Chebukati says he is happy to reclaim his life after literally knowing no sleep for months.
For Chebukati, the shadow of an annulled poll will always haunt him.
The electoral cycle revolves around three main areas – the pre-electoral period, the electoral period and the post-electoral period.
2018 will be the year of transforming the institution to make it more responsive and sustainable.
The Independent Electoral and Boundaries Commission (IEBC) boss Wafula Chebukati breathed a sigh of relief at the end of one of the most bitterly fought presidential contests between Uhuru Kenyatta and Raila Odinga.
He has told some of his close friends that he is happy to reclaim his life after literally knowing no sleep for months although the shadow of an annulled poll will always haunt him.
Q: When are you commencing post-election evaluation?
A: Electoral management bodies work around what has come to be known as the electoral cycle. It is a practice that sees elections as continuous processes rather than isolated events. The electoral cycle revolves around three main areas – the pre-electoral period, the electoral period and the post-electoral period. We are now in the post-electoral period where we are preparing for Post-Election Evaluation. This will be the first task in the New Year.
The report, which we will make public, will hopefully help bring clarity to some of the issues that we may not have had the opportunity to clarify and therefore unfortunately contributed to a poor people’s trust in the institution. We have planned nine clusters of country workshops that will bring together all stakeholders, key among them political parties. Each cluster will give a report to the national workshop in May, 2018. There is a technical working committee and it will entail focus group discussions etc.
Q: What are the likely areas of focus?
A: The review will be in all areas of an election process – legal, voter registration, voter education, electoral technology, costs, financing, procurement and communication. The Commission is keen to understand the effectiveness of its operations and the voter experience in the electoral process – what worked well and what could have been done better. I expect the outcome to be incisive and candid.
Q: Lessons from August 8 and October 26?
A: There are certainly profound lessons from the two polls we held this year. But let’s not pre-empt matters because the post-election evaluation will certainly point out the real issues. It is only when we have the views of all players on board that we can truly say we have a reflection of the exercise. I will have my input in it.
Q: When is the process on delimitation of boundaries beginning?
A: The boundaries review is undertaken every 8 to 12 years as per article 89 of the Constitution. The next cycle of review starts this year, 2018, and should end by 2021, a year to the General Election. The Commission has been engaging stakeholders in a bid to resolve issues arising from the 2010-2012 review of boundaries. We will engage the public at constituency and ward levels to create awareness and better understanding on boundary delimitation. It can be an emotive issue and everything must be done to ensure it does not polarise communities.
Q: The commission must have spent a fortune in legal fees arising from many poll petitions.

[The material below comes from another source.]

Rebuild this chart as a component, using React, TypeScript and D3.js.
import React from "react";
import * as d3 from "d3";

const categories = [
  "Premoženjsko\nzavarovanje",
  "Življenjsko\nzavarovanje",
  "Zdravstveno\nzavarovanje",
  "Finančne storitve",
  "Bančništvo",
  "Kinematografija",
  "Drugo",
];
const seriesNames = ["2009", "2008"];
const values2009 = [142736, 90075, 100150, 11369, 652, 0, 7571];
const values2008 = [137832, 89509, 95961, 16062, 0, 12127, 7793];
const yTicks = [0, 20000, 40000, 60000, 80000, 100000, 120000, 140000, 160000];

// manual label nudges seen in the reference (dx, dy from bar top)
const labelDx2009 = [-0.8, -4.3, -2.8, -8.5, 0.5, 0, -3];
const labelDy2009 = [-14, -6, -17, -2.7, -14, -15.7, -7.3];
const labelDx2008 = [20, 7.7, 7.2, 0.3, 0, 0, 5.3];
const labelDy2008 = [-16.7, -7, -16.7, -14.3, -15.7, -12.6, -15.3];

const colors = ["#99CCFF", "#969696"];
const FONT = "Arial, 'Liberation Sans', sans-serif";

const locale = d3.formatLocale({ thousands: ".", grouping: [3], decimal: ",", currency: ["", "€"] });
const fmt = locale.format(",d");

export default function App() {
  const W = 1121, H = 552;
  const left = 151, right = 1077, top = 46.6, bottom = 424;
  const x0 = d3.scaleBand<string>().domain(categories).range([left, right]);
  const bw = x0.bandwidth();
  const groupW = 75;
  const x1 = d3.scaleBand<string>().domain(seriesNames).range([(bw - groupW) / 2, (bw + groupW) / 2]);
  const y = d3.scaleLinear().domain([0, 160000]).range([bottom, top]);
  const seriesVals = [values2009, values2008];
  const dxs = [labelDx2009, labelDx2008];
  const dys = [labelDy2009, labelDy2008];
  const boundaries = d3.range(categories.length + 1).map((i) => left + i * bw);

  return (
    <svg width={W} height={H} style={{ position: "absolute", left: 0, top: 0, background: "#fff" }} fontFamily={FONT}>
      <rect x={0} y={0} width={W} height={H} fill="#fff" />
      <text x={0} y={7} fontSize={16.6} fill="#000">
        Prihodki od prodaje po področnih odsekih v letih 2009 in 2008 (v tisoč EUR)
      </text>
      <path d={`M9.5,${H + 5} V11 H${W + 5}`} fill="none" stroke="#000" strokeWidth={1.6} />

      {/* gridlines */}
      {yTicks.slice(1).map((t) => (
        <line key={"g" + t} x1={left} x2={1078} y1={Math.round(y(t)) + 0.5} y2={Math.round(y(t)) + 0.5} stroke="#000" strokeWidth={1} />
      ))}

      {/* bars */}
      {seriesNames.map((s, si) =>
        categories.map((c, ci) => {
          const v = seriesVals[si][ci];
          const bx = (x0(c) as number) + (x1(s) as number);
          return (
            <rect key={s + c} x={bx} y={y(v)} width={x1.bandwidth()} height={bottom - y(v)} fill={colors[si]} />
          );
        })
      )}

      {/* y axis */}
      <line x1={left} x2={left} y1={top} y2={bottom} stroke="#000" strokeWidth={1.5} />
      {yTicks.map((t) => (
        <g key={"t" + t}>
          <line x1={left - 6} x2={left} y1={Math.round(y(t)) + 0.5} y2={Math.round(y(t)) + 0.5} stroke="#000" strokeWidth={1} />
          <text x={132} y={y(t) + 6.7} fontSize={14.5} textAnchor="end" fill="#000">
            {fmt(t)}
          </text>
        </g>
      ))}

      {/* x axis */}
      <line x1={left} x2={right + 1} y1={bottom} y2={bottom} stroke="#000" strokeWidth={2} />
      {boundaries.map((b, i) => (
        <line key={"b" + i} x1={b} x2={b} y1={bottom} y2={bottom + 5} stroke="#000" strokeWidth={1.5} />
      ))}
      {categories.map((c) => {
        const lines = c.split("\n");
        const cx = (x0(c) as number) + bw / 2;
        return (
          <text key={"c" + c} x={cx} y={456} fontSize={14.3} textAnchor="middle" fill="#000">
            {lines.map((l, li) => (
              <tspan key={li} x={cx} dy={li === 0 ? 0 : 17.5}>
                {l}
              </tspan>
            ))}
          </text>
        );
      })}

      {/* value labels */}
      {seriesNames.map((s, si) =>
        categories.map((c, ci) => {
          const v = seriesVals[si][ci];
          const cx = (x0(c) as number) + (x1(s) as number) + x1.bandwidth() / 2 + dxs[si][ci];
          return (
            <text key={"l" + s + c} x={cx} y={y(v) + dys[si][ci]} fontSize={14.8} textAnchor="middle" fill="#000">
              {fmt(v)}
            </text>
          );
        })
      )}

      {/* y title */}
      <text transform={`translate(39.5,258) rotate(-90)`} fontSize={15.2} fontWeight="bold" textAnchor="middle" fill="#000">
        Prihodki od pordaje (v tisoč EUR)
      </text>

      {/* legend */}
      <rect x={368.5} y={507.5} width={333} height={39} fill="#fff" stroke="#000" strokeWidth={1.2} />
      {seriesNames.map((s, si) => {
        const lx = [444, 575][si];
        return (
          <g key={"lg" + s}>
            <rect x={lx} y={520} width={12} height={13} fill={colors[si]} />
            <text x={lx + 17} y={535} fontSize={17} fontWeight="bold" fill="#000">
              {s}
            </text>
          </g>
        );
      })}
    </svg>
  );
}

How much have you spent on the cases including the two presidential petitions?
A: The Commission had reviewed, harmonised and capped legal fees by the repeat presidential poll of 26th October, 2017. They are in line with the advocates’ remuneration order. The cases are going on and details of the costs will be available on completion of the petitions.
Q: What is in your agenda for 2018?
A: As mentioned earlier, the immediate task we are undertaking is the post-election evaluation. 2018 will be the year of transforming the institution to make it more responsive and sustainable. We will be working to meet our financial obligations, to settle our pending bills and so on.
Top on the agenda will also be strategies for cost containment.